I asked this earlier at Stack Overflow but a user advised me to ask it here since this website is more relevant to database related questions.

I made an Android app, name of which I'll not mention at this stage. It syncs with a central MySQL database via a webservice on LAMP, which also I created. It all works just great, no problems whatsoever. As the users use the app and perform certain actions, data from their devices gets uploaded to this central server which is running in a data center. As other mobile devices syncs with the database, they get updated with the newer data. At the initial install, app gets a few hundred K of data downloaded via few hundred queries.

Now the problem is that the app has started to get so many downloads that I can foresee I'll not be able to keep up with the sync. For a while I have been optimizing the code both on the Android end and on Web end (with iPhone version still under development), and also using caching techniques, but still, the communication between thousands of mobiles devices and one single database is reaching its limits. Everyday the number of downloads are more than previous day. Now I am extremely worried how to handle this situation.

I have been looking into using Amazon DynamoDB, have also went over its SDK, tutorials, etc. and am ready to spend a few days and switch this whole sync thingy to Amazon. But this will eventually cost me heavily, for which I'll have to charge for the app or use a better advertisement scheme. But that's another issue.

Unfortunately Googling for weeks hasn't helped me on figuring out how to efficiently handle large syncs with thousands of mobile devices, which might get into tens of thousands or probably hundreds of thousands.

In short, what to do to, lets say, deal with 100K devices using my app and in need of keeping in sync with a central database?

Kindly answer if you have faced a similar situation and know how to deal with it in real life.

Thanks in advance.

Best Answer

I don't have experience with DynamoDB so the best I can do is offer some pointers on optimizations to look for if you stay in the hosted MySQL world.

  • Memory allocation. If you're using innodb be sure you have adequate buffer pool size with two log files as the lesser of 25% buffer pool size or 1 Gig. In a perfect world your buffer pool would be as large as all the .ibd files (aka sum(data_length+index_length) from information_schema.tables where engine='innodb').

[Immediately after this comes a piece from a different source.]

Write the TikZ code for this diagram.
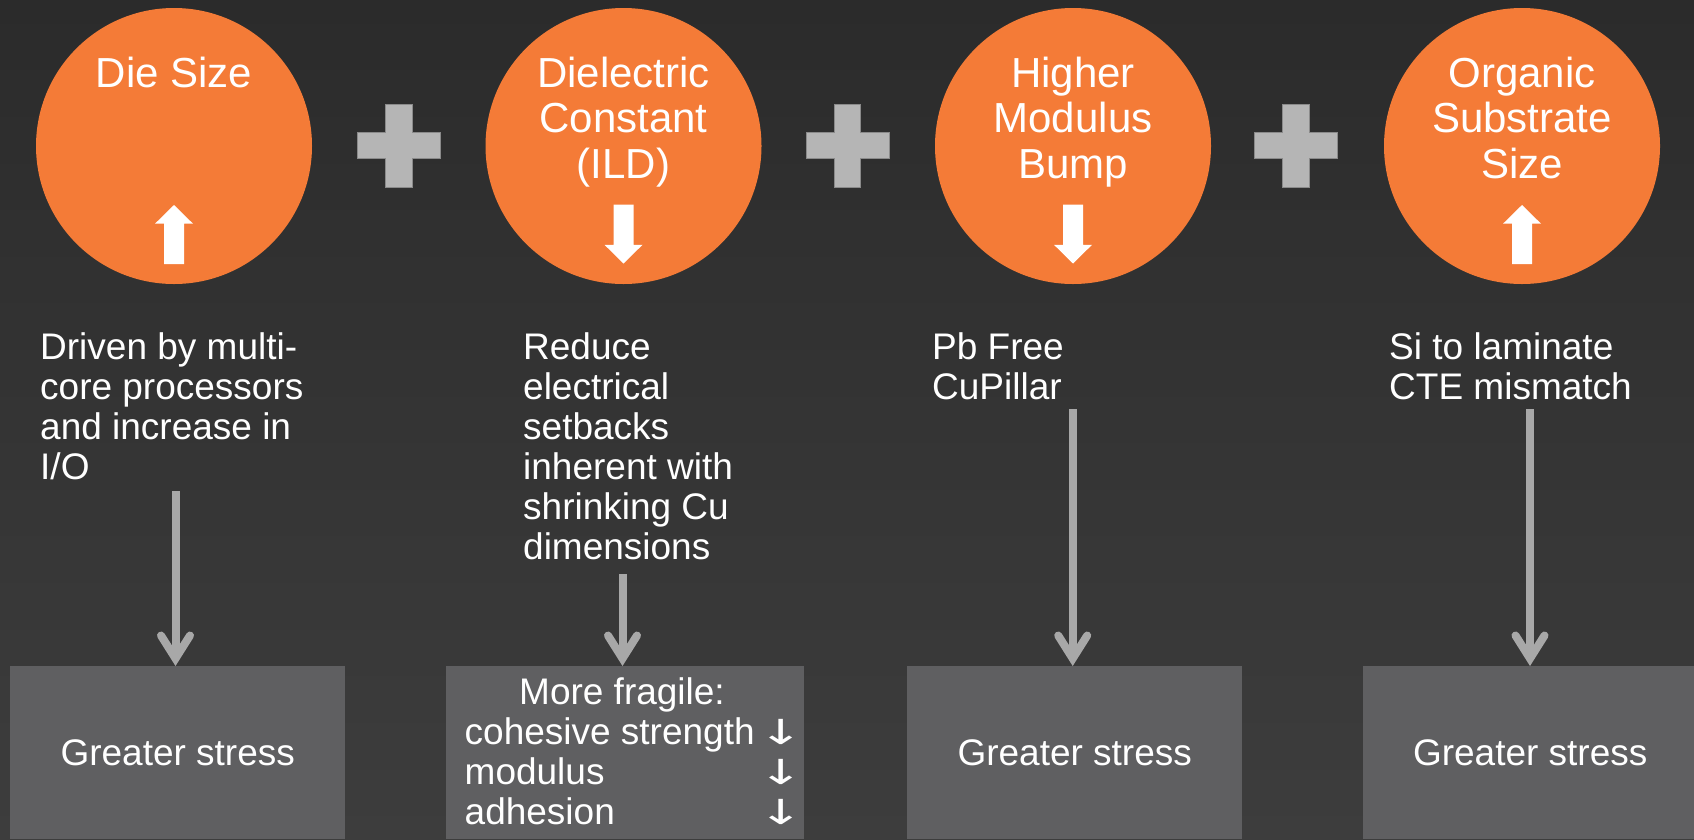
\documentclass[tikz,border=0pt]{standalone}
\usepackage{fontspec}
\usepackage{graphicx}
\setmainfont{Liberation Sans}
\newfontfamily\arrowfont{DejaVu Sans}
\usetikzlibrary{arrows.meta}
\definecolor{bgtop}{HTML}{2B2B2B}
\definecolor{bgbot}{HTML}{3D3D3D}
\definecolor{orng}{HTML}{F47B37}
\definecolor{plusc}{HTML}{B5B5B5}
\definecolor{plusedge}{HTML}{8A8A8A}
\definecolor{boxc}{HTML}{5F5F61}
\definecolor{arrc}{HTML}{A8A8A8}
\newcommand{\dnarr}{\makebox[0pt]{\scalebox{1.8}[1.15]{\arrowfont\fontsize{30}{40}\selectfont ↓}}}
\tikzset{
  circ/.style={circle, fill=orng, minimum size=276pt, inner sep=0pt},
  ctitle/.style={font=\fontsize{42}{45.5}\selectfont, text=white, anchor=base, inner sep=0pt},
  desc/.style={font=\fontsize{37}{40}\selectfont, text=white, anchor=base west, inner sep=0pt},
  stressbox/.style={fill=boxc, minimum width=335pt, minimum height=173pt, anchor=north west,
    inner sep=0pt, text=white, font=\fontsize{37}{40}\selectfont},
  conn/.style={draw=arrc, line width=8pt,
    -{Straight Barb[length=23pt, width=29pt, line cap=round, line join=miter]}},
  uparrow/.pic={\fill[white] (-10,59) -- (-10,18.7) -- (-19,18.7) -- (0,0) -- (19,18.7)
    -- (10,18.7) -- (10,59) -- cycle;},
  downarrow/.pic={\fill[white] (-10,-59) -- (-10,-18.7) -- (-19,-18.7) -- (0,0) -- (19,-18.7)
    -- (10,-18.7) -- (10,-59) -- cycle;},
  plussign/.pic={\filldraw[fill=plusc, draw=plusedge, line width=0.8pt]
    (-13.25,-41.5) -- (13.25,-41.5) -- (13.25,-13.25) -- (41.5,-13.25) -- (41.5,13.25)
    -- (13.25,13.25) -- (13.25,41.5) -- (-13.25,41.5) -- (-13.25,13.25) -- (-41.5,13.25)
    -- (-41.5,-13.25) -- (-13.25,-13.25) -- cycle;}
}
\begin{document}
\begin{tikzpicture}[x=1pt,y=-1pt]
\useasboundingbox (0,0) rectangle (1694,839);
\clip (0,0) rectangle (1694,839);
\shade[top color=bgtop, bottom color=bgbot] (0,0) rectangle (1694,839);

% circles
\node[circ] (c1) at (174,146) {};
\node[circ] (c2) at (623.5,146) {};
\node[circ] (c3) at (1073,146) {};
\node[circ] (c4) at (1522,146) {};

% titles
\node[ctitle] (t1) at (174,87) {\begin{tabular}[t]{@{}c@{}}Die Size\end{tabular}};
\node[ctitle] (t2) at (623.5,87) {\begin{tabular}[t]{@{}c@{}}Dielectric\\Constant\\(ILD)\end{tabular}};
\node[ctitle] (t3) at (1073,87) {\begin{tabular}[t]{@{}c@{}}Higher\\Modulus\\Bump\end{tabular}};
\node[ctitle] (t4) at (1522,87) {\begin{tabular}[t]{@{}c@{}}Organic\\Substrate\\Size\end{tabular}};

% white arrows in circles
\pic at (174,205) {uparrow};
\pic at (623.5,263.5) {downarrow};
\pic at (1073,263.5) {downarrow};
\pic at (1522,205) {uparrow};

% plus signs
\pic at (398.7,145.5) {plussign};
\pic at (847.5,145.5) {plussign};
\pic at (1296,145.5) {plussign};

% descriptions
\node[desc] (d1) at (40,359.5) {\begin{tabular}[t]{@{}l@{}}Driven by multi-\\core processors\\and increase in\\I/O\end{tabular}};
\node[desc] (d2) at (523,359.5) {\begin{tabular}[t]{@{}l@{}}Reduce\\electrical\\setbacks\\inherent with\\shrinking Cu\\dimensions\end{tabular}};
\node[desc] (d3) at (932,359.5) {\begin{tabular}[t]{@{}l@{}}Pb Free\\CuPillar\end{tabular}};
\node[desc] (d4) at (1389,359.5) {\begin{tabular}[t]{@{}l@{}}Si to laminate\\CTE mismatch\end{tabular}};

% bottom boxes
\node[stressbox] (b1) at (10,666) {Greater stress};
\node[stressbox, minimum width=358pt] (b2) at (446,666) {};
\node[stressbox] (b3) at (907,666) {Greater stress};
\node[stressbox, minimum width=334pt] (b4) at (1363,666) {Greater stress};
\node[desc] (b2t) at (464.5,704) {\begin{tabular}[t]{@{}l@{}}\hspace*{54.5pt}More fragile:\\
  \makebox[316.5pt][l]{cohesive strength}\dnarr\\
  \makebox[316.5pt][l]{modulus}\dnarr\\
  \makebox[316.5pt][l]{adhesion}\dnarr\end{tabular}};

% connectors
\coordinate (s1) at (175.5,491);
\coordinate (s2) at (622.5,574);
\coordinate (s3) at (1072.7,409);
\coordinate (s4) at (1530,409);
\draw[conn] (s1) -- (s1 |- b1.north);
\draw[conn] (s2) -- (s2 |- b2.north);
\draw[conn] (s3) -- (s3 |- b3.north);
\draw[conn] (s4) -- (s4 |- b4.north);
\end{tikzpicture}
\end{document}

Understandably this is not always possible, in which case try to allocate 60-70% of your system memory to buffer pool while leaving the rest available for disk cache. (This of course assumes this is a dedicated MySQL server not hosting apache or running your php scripts).

If you're running MyISAM tables then at least make sure your key_buffer_size can accommodate the index_length (or size of your .MYI files).

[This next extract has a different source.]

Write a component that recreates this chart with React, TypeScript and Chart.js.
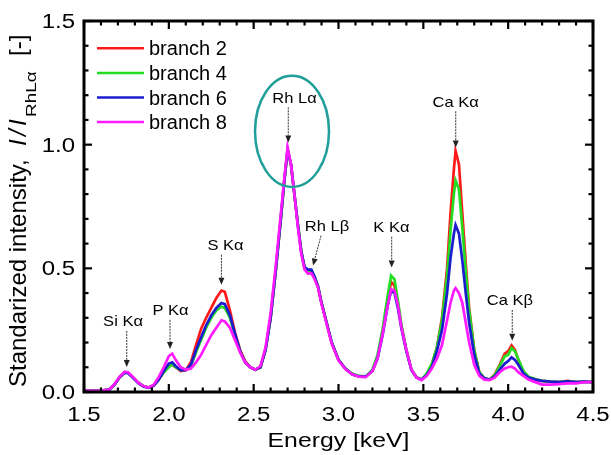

  • Disks. If you're needing to fall back to disk you want those to be as fast as possible. In a perfect world you'd have PCI-E based SSD cards. I imagine this is out of your budget if you're worried about charging after switching to amazon, so maybe see if your hosting provider has any options above what you currently have. SSD based SAS drives > 15k hdd sas > nl-sas.

  • Service layer between mysql and clients. There is memory overhead to each connection to the database that could be used toward buffer pool or disk cache. Try to have a service layer that maintains a bounded connection pool and providing application layer caching where possible.

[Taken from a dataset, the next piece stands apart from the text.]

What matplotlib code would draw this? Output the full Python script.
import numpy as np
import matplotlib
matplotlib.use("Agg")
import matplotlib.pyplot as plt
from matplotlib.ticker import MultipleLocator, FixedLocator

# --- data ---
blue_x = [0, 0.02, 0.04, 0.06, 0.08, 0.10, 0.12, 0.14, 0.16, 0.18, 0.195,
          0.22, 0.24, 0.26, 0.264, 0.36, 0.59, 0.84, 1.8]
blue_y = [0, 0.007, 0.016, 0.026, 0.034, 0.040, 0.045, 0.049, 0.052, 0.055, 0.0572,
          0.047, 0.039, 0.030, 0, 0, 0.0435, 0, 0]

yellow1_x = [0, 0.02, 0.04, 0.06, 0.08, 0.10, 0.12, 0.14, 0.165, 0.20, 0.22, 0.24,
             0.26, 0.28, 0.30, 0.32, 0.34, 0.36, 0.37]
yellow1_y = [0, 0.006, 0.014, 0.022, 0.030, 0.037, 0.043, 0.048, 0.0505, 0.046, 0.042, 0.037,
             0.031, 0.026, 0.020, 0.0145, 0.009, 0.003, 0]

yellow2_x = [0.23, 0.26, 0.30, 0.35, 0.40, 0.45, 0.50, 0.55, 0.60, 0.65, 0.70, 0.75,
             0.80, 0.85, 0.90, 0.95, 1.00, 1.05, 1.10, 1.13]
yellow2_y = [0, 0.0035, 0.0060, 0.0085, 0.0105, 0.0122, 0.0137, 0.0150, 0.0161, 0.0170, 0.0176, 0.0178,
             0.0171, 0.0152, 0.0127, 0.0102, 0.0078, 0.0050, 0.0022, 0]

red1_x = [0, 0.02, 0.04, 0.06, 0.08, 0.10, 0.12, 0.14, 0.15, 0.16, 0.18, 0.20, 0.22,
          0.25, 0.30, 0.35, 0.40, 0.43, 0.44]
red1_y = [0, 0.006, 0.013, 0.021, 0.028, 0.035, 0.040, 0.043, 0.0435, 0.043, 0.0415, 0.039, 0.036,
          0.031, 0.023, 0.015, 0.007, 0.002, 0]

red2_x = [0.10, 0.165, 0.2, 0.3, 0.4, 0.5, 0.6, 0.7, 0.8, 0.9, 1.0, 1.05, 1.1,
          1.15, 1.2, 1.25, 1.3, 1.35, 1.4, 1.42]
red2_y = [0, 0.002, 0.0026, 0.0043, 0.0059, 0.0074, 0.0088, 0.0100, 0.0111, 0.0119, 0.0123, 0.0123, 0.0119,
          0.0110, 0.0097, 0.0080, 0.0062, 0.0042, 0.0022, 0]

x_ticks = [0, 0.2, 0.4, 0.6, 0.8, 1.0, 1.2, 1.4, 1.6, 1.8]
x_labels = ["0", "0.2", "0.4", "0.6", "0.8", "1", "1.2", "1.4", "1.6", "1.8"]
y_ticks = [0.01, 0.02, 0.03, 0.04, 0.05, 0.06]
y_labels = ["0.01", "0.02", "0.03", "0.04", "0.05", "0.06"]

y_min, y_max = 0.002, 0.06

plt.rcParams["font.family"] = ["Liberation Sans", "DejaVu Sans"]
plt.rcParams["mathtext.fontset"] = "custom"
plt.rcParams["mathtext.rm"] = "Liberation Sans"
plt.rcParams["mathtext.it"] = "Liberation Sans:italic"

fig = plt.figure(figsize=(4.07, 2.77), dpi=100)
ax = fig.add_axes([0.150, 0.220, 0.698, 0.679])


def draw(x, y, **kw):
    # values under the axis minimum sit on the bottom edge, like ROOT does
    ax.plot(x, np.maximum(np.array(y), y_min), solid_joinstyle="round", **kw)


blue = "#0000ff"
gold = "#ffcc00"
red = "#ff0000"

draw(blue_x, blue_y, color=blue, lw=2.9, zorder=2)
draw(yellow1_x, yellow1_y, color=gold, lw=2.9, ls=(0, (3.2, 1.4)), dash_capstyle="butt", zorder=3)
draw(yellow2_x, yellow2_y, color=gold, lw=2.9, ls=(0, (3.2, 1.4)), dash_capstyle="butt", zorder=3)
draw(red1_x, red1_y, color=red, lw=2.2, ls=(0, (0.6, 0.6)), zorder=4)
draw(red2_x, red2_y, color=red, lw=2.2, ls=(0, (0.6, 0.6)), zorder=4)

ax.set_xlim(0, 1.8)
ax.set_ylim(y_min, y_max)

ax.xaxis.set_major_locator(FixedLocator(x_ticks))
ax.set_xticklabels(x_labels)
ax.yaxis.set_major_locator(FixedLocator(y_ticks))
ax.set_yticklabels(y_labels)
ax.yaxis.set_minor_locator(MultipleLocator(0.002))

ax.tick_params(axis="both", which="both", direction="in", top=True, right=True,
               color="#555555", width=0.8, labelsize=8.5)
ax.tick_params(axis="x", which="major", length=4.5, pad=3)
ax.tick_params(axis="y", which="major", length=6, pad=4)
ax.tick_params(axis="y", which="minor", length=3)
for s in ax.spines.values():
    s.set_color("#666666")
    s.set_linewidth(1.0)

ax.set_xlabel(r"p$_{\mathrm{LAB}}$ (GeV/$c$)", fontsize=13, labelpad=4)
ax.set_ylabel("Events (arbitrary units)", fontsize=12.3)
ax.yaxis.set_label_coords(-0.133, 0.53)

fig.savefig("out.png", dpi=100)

  • Distribute the work load. This is tantamount to going to the "cloud" just that you're managing all machines yourself. If your app is mostly read heavy and not always required to be up to the microsecond up to date you can setup replication between many physical machines and load balance the reads across them.

Look toward getting slaves setup at different physical datacenters across the country/world/what ever's applicable to your demographic. Load balance connections to the nearest one. (This assumes traffic is first routed to your front end in these locations otherwise the problem might just be worsened).

  • Partitioning. This is especially true if you're using myisam and dealing with table level locks. It's also particularly useful if you have a table that has patterns of pruning old rows periodically (you can just drop partitions instead of running individual delete queries which fragment the data).